- _Recorded data_:
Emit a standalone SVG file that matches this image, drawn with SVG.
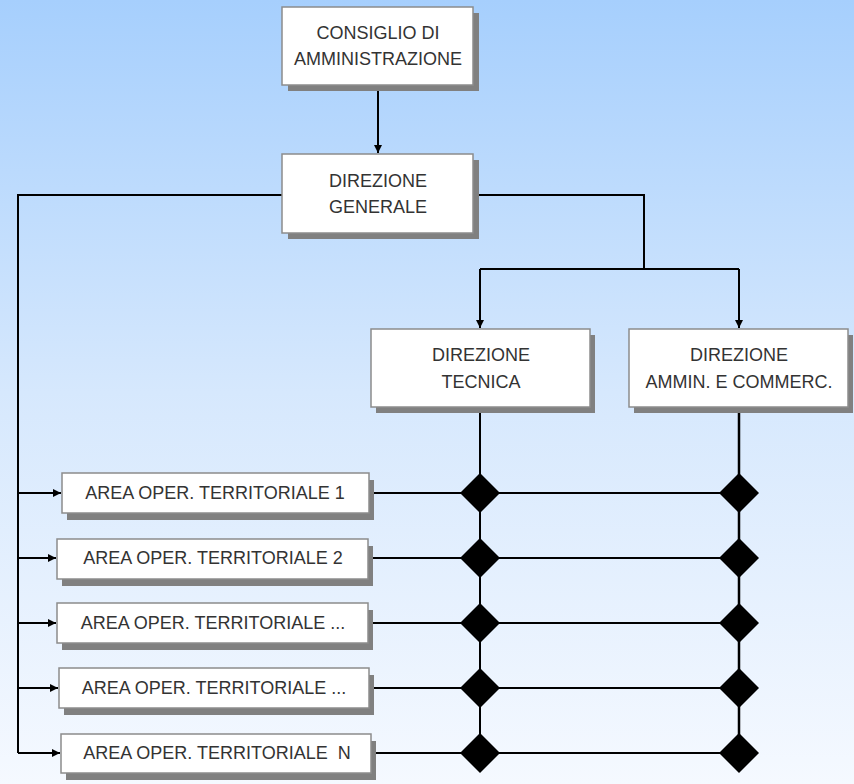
<svg xmlns="http://www.w3.org/2000/svg" width="854" height="784" viewBox="0 0 854 784">
<defs>
<linearGradient id="bg" x1="0" y1="0" x2="0" y2="1">
<stop offset="0" stop-color="#a6cffd"/>
<stop offset="0.5" stop-color="#d6e8fd"/>
<stop offset="1" stop-color="#f5f9ff"/>
</linearGradient>
<marker id="arr" viewBox="0 0 10 10" refX="10" refY="5" markerWidth="4" markerHeight="4" orient="auto" markerUnits="strokeWidth">
<path d="M0,0 L10,5 L0,10 z" fill="#000"/>
</marker>
<path id="dia" d="M0,-20 L20,0 L0,20 L-20,0 z"/>
</defs>
<style>
.sh{fill:#808080}
.bx{fill:#fff;stroke:#8c8c8c;stroke-width:1.5}
.t{font-family:"Liberation Sans",Arial,sans-serif;font-size:18px;fill:#333;text-anchor:middle}
.c{fill:none;stroke:#000;stroke-width:2}
.d{fill:#000}
</style>
<rect width="854" height="784" fill="url(#bg)"/>
<g id="connectors">
<path class="c" d="M378,85 V153" marker-end="url(#arr)"/>
<path class="c" d="M473,195 H644 V269"/>
<path class="c" d="M480,269 H739"/>
<path class="c" d="M480,269 V328" marker-end="url(#arr)"/>
<path class="c" d="M739,269 V328" marker-end="url(#arr)"/>
<path class="c" d="M282,195 H18 V753"/>
<path class="c" d="M18,493 H61" marker-end="url(#arr)"/>
<path class="c" d="M18,558 H56" marker-end="url(#arr)"/>
<path class="c" d="M18,623 H56" marker-end="url(#arr)"/>
<path class="c" d="M18,688 H58" marker-end="url(#arr)"/>
<path class="c" d="M18,753 H60" marker-end="url(#arr)"/>
<path class="c" d="M480,407 V753"/>
<path class="c" d="M739,407 V753" style="stroke-width:2.5"/>
<path class="c" d="M370,493 H739"/>
<path class="c" d="M368,558 H739"/>
<path class="c" d="M368,623 H739"/>
<path class="c" d="M369,688 H739"/>
<path class="c" d="M371,753 H739"/>
<use href="#dia" class="d" x="480" y="493"/>
<use href="#dia" class="d" x="739" y="493"/>
<use href="#dia" class="d" x="480" y="558"/>
<use href="#dia" class="d" x="739" y="558"/>
<use href="#dia" class="d" x="480" y="623"/>
<use href="#dia" class="d" x="739" y="623"/>
<use href="#dia" class="d" x="480" y="688"/>
<use href="#dia" class="d" x="739" y="688"/>
<use href="#dia" class="d" x="480" y="753"/>
<use href="#dia" class="d" x="739" y="753"/>
</g>
<g id="consiglio">
<rect class="sh" x="288" y="13" width="191" height="78"/>
<rect class="bx" x="282" y="7" width="191" height="78"/>
<text class="t" x="378" y="39">CONSIGLIO DI</text>
<text class="t" x="378" y="65">AMMINISTRAZIONE</text>
</g>
<g id="direzione-generale">
<rect class="sh" x="288" y="160" width="191" height="79"/>
<rect class="bx" x="282" y="154" width="191" height="79"/>
<text class="t" x="378" y="187">DIREZIONE</text>
<text class="t" x="378" y="213">GENERALE</text>
</g>
<g id="direzione-tecnica">
<rect class="sh" x="376" y="335" width="219" height="78"/>
<rect class="bx" x="371" y="329" width="219" height="78"/>
<text class="t" x="481" y="361">DIREZIONE</text>
<text class="t" x="481" y="388">TECNICA</text>
</g>
<g id="direzione-ammin">
<rect class="sh" x="634" y="335" width="219" height="78"/>
<rect class="bx" x="629" y="329" width="219" height="78"/>
<text class="t" x="739" y="361">DIREZIONE</text>
<text class="t" x="739" y="388">AMMIN. E COMMERC.</text>
</g>
<g id="area1">
<rect class="sh" x="67" y="480" width="307" height="40"/>
<rect class="bx" x="62" y="473" width="307" height="40"/>
<text class="t" x="215" y="499">AREA OPER. TERRITORIALE 1</text>
</g>
<g id="area2">
<rect class="sh" x="62" y="546" width="311" height="40"/>
<rect class="bx" x="57" y="539" width="311" height="40"/>
<text class="t" x="213" y="564">AREA OPER. TERRITORIALE 2</text>
</g>
<g id="area3">
<rect class="sh" x="62" y="610" width="311" height="40"/>
<rect class="bx" x="57" y="603" width="311" height="40"/>
<text class="t" x="213" y="629">AREA OPER. TERRITORIALE ...</text>
</g>
<g id="area4">
<rect class="sh" x="64" y="675" width="310" height="40"/>
<rect class="bx" x="59" y="668" width="310" height="40"/>
<text class="t" x="214" y="694">AREA OPER. TERRITORIALE ...</text>
</g>
<g id="areaN">
<rect class="sh" x="66" y="741" width="310" height="39"/>
<rect class="bx" x="61" y="734" width="310" height="39"/>
<text class="t" x="217" y="759" style="white-space:pre">AREA OPER. TERRITORIALE  N</text>
</g>
</svg>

- _Exercise brief_: Give all the lines above again, character for character, without pictures.

- _The solution_:
Emit a standalone SVG file that matches this image, drawn with SVG.
<svg xmlns="http://www.w3.org/2000/svg" width="854" height="784" viewBox="0 0 854 784">
<defs>
<linearGradient id="bg" x1="0" y1="0" x2="0" y2="1">
<stop offset="0" stop-color="#a6cffd"/>
<stop offset="0.5" stop-color="#d6e8fd"/>
<stop offset="1" stop-color="#f5f9ff"/>
</linearGradient>
<marker id="arr" viewBox="0 0 10 10" refX="10" refY="5" markerWidth="4" markerHeight="4" orient="auto" markerUnits="strokeWidth">
<path d="M0,0 L10,5 L0,10 z" fill="#000"/>
</marker>
<path id="dia" d="M0,-20 L20,0 L0,20 L-20,0 z"/>
</defs>
<style>
.sh{fill:#808080}
.bx{fill:#fff;stroke:#8c8c8c;stroke-width:1.5}
.t{font-family:"Liberation Sans",Arial,sans-serif;font-size:18px;fill:#333;text-anchor:middle}
.c{fill:none;stroke:#000;stroke-width:2}
.d{fill:#000}
</style>
<rect width="854" height="784" fill="url(#bg)"/>
<g id="connectors">
<path class="c" d="M378,85 V153" marker-end="url(#arr)"/>
<path class="c" d="M473,195 H644 V269"/>
<path class="c" d="M480,269 H739"/>
<path class="c" d="M480,269 V328" marker-end="url(#arr)"/>
<path class="c" d="M739,269 V328" marker-end="url(#arr)"/>
<path class="c" d="M282,195 H18 V753"/>
<path class="c" d="M18,493 H61" marker-end="url(#arr)"/>
<path class="c" d="M18,558 H56" marker-end="url(#arr)"/>
<path class="c" d="M18,623 H56" marker-end="url(#arr)"/>
<path class="c" d="M18,688 H58" marker-end="url(#arr)"/>
<path class="c" d="M18,753 H60" marker-end="url(#arr)"/>
<path class="c" d="M480,407 V753"/>
<path class="c" d="M739,407 V753" style="stroke-width:2.5"/>
<path class="c" d="M370,493 H739"/>
<path class="c" d="M368,558 H739"/>
<path class="c" d="M368,623 H739"/>
<path class="c" d="M369,688 H739"/>
<path class="c" d="M371,753 H739"/>
<use href="#dia" class="d" x="480" y="493"/>
<use href="#dia" class="d" x="739" y="493"/>
<use href="#dia" class="d" x="480" y="558"/>
<use href="#dia" class="d" x="739" y="558"/>
<use href="#dia" class="d" x="480" y="623"/>
<use href="#dia" class="d" x="739" y="623"/>
<use href="#dia" class="d" x="480" y="688"/>
<use href="#dia" class="d" x="739" y="688"/>
<use href="#dia" class="d" x="480" y="753"/>
<use href="#dia" class="d" x="739" y="753"/>
</g>
<g id="consiglio">
<rect class="sh" x="288" y="13" width="191" height="78"/>
<rect class="bx" x="282" y="7" width="191" height="78"/>
<text class="t" x="378" y="39">CONSIGLIO DI</text>
<text class="t" x="378" y="65">AMMINISTRAZIONE</text>
</g>
<g id="direzione-generale">
<rect class="sh" x="288" y="160" width="191" height="79"/>
<rect class="bx" x="282" y="154" width="191" height="79"/>
<text class="t" x="378" y="187">DIREZIONE</text>
<text class="t" x="378" y="213">GENERALE</text>
</g>
<g id="direzione-tecnica">
<rect class="sh" x="376" y="335" width="219" height="78"/>
<rect class="bx" x="371" y="329" width="219" height="78"/>
<text class="t" x="481" y="361">DIREZIONE</text>
<text class="t" x="481" y="388">TECNICA</text>
</g>
<g id="direzione-ammin">
<rect class="sh" x="634" y="335" width="219" height="78"/>
<rect class="bx" x="629" y="329" width="219" height="78"/>
<text class="t" x="739" y="361">DIREZIONE</text>
<text class="t" x="739" y="388">AMMIN. E COMMERC.</text>
</g>
<g id="area1">
<rect class="sh" x="67" y="480" width="307" height="40"/>
<rect class="bx" x="62" y="473" width="307" height="40"/>
<text class="t" x="215" y="499">AREA OPER. TERRITORIALE 1</text>
</g>
<g id="area2">
<rect class="sh" x="62" y="546" width="311" height="40"/>
<rect class="bx" x="57" y="539" width="311" height="40"/>
<text class="t" x="213" y="564">AREA OPER. TERRITORIALE 2</text>
</g>
<g id="area3">
<rect class="sh" x="62" y="610" width="311" height="40"/>
<rect class="bx" x="57" y="603" width="311" height="40"/>
<text class="t" x="213" y="629">AREA OPER. TERRITORIALE ...</text>
</g>
<g id="area4">
<rect class="sh" x="64" y="675" width="310" height="40"/>
<rect class="bx" x="59" y="668" width="310" height="40"/>
<text class="t" x="214" y="694">AREA OPER. TERRITORIALE ...</text>
</g>
<g id="areaN">
<rect class="sh" x="66" y="741" width="310" height="39"/>
<rect class="bx" x="61" y="734" width="310" height="39"/>
<text class="t" x="217" y="759" style="white-space:pre">AREA OPER. TERRITORIALE  N</text>
</g>
</svg>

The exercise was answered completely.